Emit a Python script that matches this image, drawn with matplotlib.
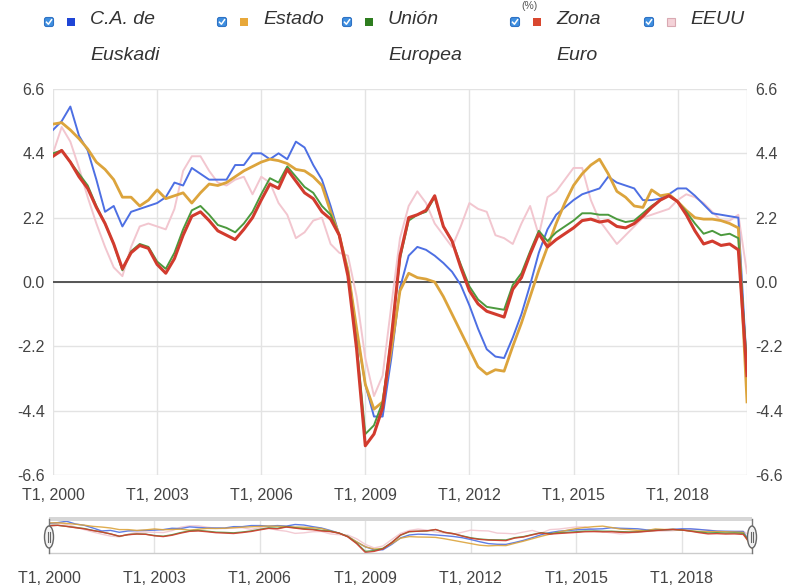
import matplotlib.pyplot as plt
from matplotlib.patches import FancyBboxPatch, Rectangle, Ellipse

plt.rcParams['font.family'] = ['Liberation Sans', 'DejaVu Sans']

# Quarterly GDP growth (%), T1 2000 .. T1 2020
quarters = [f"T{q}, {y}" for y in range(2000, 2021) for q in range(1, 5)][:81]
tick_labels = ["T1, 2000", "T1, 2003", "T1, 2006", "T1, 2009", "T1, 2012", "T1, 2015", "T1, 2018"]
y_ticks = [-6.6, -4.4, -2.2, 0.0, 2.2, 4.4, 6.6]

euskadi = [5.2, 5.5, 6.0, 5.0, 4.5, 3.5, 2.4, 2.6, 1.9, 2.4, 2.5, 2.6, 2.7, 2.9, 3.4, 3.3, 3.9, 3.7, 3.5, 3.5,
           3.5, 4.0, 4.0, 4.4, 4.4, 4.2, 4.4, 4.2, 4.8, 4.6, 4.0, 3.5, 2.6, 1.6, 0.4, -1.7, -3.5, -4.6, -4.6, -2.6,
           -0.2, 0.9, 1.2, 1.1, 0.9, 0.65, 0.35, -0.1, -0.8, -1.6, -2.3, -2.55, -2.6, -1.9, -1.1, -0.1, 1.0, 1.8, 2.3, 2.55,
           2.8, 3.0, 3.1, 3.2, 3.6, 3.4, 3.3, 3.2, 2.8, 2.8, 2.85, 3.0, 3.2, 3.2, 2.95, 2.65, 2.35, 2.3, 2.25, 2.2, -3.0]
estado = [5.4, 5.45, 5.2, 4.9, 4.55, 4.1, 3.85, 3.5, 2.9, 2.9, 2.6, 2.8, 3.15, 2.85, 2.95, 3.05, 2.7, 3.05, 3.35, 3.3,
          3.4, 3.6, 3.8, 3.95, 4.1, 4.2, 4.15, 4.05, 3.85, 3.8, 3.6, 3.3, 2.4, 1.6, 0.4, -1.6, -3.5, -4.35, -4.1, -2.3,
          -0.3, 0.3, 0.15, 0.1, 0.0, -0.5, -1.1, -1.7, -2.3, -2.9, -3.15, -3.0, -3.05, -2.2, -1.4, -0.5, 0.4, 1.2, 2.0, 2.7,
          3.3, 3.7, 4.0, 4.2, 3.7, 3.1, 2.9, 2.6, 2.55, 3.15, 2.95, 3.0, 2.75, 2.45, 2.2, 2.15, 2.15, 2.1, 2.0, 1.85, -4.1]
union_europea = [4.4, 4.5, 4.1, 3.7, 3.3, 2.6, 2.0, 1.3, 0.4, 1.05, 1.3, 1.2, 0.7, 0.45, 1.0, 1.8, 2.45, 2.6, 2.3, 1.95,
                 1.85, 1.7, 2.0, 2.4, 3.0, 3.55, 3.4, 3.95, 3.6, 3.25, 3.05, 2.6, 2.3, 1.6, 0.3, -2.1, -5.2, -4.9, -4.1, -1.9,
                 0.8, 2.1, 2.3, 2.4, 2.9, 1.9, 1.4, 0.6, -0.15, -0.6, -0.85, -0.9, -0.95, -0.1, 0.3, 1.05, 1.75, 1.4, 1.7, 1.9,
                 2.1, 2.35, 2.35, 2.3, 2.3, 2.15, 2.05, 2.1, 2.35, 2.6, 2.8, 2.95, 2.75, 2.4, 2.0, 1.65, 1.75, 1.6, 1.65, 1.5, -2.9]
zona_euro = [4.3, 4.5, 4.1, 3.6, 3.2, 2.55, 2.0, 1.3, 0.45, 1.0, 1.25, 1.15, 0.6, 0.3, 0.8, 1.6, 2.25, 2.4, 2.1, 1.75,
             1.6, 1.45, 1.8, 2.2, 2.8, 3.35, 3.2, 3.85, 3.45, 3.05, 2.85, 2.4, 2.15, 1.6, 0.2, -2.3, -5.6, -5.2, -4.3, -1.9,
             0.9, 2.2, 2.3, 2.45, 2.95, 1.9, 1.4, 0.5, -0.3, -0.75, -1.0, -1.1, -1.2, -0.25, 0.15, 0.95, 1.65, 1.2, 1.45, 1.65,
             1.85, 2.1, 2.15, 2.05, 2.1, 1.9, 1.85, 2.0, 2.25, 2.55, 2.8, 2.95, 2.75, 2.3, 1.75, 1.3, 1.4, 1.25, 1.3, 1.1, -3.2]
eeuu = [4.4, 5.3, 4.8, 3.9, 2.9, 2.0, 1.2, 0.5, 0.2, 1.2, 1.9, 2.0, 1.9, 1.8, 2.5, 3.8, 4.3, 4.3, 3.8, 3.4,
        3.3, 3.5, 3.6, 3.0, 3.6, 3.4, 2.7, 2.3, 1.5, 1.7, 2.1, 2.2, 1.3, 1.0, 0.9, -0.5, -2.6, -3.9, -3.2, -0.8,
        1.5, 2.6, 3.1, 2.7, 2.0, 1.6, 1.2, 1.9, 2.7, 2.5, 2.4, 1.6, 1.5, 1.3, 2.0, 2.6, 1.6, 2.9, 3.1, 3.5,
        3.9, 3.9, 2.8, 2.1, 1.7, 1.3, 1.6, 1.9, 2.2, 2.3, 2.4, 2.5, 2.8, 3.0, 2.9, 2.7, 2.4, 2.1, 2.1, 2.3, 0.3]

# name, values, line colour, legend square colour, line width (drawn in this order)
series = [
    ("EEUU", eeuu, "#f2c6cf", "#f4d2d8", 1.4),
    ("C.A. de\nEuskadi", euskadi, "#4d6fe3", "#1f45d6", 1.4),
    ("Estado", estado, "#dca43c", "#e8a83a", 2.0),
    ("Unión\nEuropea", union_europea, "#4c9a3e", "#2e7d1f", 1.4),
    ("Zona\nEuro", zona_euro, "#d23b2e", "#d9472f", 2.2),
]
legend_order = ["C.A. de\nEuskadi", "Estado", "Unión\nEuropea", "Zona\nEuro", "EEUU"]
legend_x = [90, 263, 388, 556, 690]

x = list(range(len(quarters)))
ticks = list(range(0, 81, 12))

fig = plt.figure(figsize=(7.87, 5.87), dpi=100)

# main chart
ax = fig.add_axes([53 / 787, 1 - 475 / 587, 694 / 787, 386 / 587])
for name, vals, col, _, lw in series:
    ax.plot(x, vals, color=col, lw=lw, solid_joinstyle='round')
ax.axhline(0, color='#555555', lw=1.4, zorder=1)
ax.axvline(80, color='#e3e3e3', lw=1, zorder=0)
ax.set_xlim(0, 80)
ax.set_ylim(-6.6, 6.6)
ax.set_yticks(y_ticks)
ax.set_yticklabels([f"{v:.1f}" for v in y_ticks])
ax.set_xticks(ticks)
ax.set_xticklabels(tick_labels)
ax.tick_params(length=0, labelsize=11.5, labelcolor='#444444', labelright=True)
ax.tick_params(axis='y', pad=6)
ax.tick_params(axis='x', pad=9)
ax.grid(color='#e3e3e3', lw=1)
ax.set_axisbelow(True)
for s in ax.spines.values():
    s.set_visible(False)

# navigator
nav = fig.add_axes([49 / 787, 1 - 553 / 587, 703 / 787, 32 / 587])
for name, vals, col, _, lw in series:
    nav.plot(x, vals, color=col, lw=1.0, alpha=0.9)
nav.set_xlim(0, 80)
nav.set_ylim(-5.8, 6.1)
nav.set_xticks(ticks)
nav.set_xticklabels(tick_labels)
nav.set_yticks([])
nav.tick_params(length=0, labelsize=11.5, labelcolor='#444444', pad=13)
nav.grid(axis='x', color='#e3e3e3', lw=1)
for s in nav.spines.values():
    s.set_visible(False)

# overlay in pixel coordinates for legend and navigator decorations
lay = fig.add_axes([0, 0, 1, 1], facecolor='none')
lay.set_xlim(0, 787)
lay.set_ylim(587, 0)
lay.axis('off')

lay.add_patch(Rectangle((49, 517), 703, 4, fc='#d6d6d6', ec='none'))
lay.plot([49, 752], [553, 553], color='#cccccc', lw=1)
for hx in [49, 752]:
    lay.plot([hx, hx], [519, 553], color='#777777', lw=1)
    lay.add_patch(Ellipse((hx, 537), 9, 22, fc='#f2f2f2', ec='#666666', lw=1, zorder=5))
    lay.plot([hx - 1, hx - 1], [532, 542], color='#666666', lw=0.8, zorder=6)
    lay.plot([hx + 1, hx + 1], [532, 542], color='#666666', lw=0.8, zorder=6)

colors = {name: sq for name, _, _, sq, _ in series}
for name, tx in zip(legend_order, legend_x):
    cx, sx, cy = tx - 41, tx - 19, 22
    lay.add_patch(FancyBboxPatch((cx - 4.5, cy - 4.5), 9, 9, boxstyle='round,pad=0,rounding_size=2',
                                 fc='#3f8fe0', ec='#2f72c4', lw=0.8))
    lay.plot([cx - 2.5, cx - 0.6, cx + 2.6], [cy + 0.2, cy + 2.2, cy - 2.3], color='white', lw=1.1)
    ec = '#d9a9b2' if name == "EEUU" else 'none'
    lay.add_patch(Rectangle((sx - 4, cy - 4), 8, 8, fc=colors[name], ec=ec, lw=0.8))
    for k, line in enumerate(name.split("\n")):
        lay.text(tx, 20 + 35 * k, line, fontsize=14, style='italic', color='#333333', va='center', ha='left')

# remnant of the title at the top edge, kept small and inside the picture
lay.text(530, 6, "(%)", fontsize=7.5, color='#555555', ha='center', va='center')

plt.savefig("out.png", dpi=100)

- OBJECTIVE
Starting at the top of the listing above, reproduce each line up to and including the one with "y_ticks = [-6.6, -4.4, -2.2, 0.0, 2.2, 4.4, 6.6]"; omit the pictures.

- RIGHT ANSWER
Emit a Python script that matches this image, drawn with matplotlib.
import matplotlib.pyplot as plt
from matplotlib.patches import FancyBboxPatch, Rectangle, Ellipse

plt.rcParams['font.family'] = ['Liberation Sans', 'DejaVu Sans']

# Quarterly GDP growth (%), T1 2000 .. T1 2020
quarters = [f"T{q}, {y}" for y in range(2000, 2021) for q in range(1, 5)][:81]
tick_labels = ["T1, 2000", "T1, 2003", "T1, 2006", "T1, 2009", "T1, 2012", "T1, 2015", "T1, 2018"]
y_ticks = [-6.6, -4.4, -2.2, 0.0, 2.2, 4.4, 6.6]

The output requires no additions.